The characters of Coulson and May are both more interesting on an interpersonal level. I'm curious about their personal angst. I even thought Daisy's dad was an interesting character I wanted to spend more time with. Fitz and Simmons, for all that they are very much individually the fandom identification characters, at least have active chemistry when there on the screen together.

Daisy?

I really wish that they had gone with the original comic book version of Terra has borderline shady, willing to be swayed by evil and come back in a real sense. Instead, at least as depicted by the core characters, she can do no wrong.

This is a real problem.

The first season of Agents of SHIELD was like any first season Joss Whedon ever came out with. It was slow, it focused on establishing some things about the main characters, so that they could work together later. And if you give the guy time to work, he will deliver. If you just watch the first season of any of his series, you'll probably don't like his work (Firefly, anyone?).

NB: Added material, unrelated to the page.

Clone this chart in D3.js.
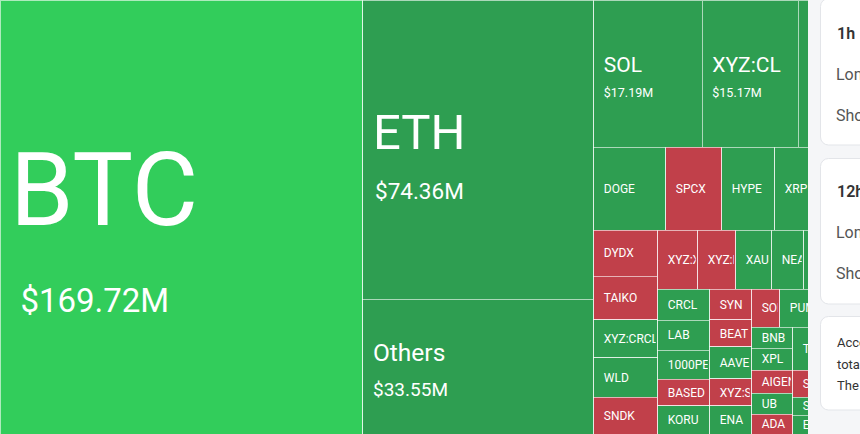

I personally like the show a lot, I still think the characters are really, really well-characterized, and as much as I agree with you about Skye, I guess there's at least two major reasons for her to be one of the main focuses of the show - one being the great deal of affection for her that drives Coulson to do whatever he does, and the other being the constant theme of the dangers and limitations of having powers, which is a pretty weak one in 2018. BUt I honestly don't think that they are trying too hard to make her at the center of the show anymore, I think the highlights of the previous season, for instance, were Ghost Rider (who is linked with Skye at first, and then takes the lead) and the AMAZING performance of Fitz as a very convincing nazi-like Hydra doctor.

I don't quite understand what you're implying by the reference to Firefly. It had less than a season and is more universally appreciated by the people I know than any other show ever.

Sorry for the late reply, I have been busy the last few days :) The two shows don't share much in terms of content, but when it came out, Firefly was so underrated that they ended up canceling the show, only to regret it later. I'm mostly talking about narration. The fact is that Whedon has his way of leading his characters towards the "interesting" parts of the plot, and that's why some consider AoS first season as "weak television", as the author of the post has put it.

I stopped watching the show near the middle of the third season. It had a spot in our family rotation but it just felt like a drag each time it came up. We're much more enjoying the Netflix MCU shows.